The project acts as a layer between applications using the standard Linux VA-API interface and the NVDEC hardware video decoder. This allows Firefox, mpv, VLC, Chromium, and other programs to utilize hardware-accelerated video playback on NVIDIA graphics cards without requiring direct support for VDPAU or CUDA.
The new version focuses on compatibility with modern NVIDIA platforms and bug fixes. Changes include:
- Fixed operation on systems with the GB10 platform;
- Improved compatibility with new NVIDIA driver releases;
- Fixed errors in processing HEVC streams;
- Fixed issues with video buffer management;
- Reduced the number of crashes when playing video in Firefox;
- Improved performance under Wayland;
- Updated compatibility with ffmpeg and libva.

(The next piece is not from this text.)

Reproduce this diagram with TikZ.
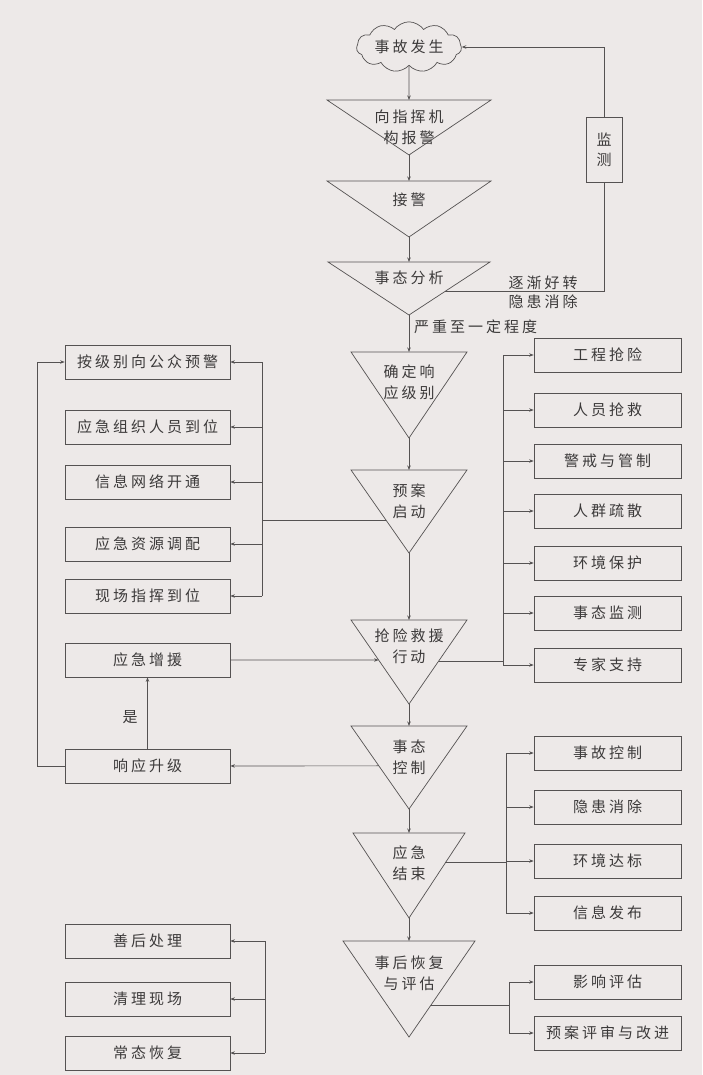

The project is particularly popular among Wayland users and modern browsers, where the VA-API remains the primary mechanism for hardware video decoding. Despite NVIDIA's own VDPAU interface, many Linux applications target the VA-API, making the NVIDIA-VAAPI-Driver a de facto compatibility layer for the NVIDIA ecosystem on Linux.
The project code is distributed under the MIT license.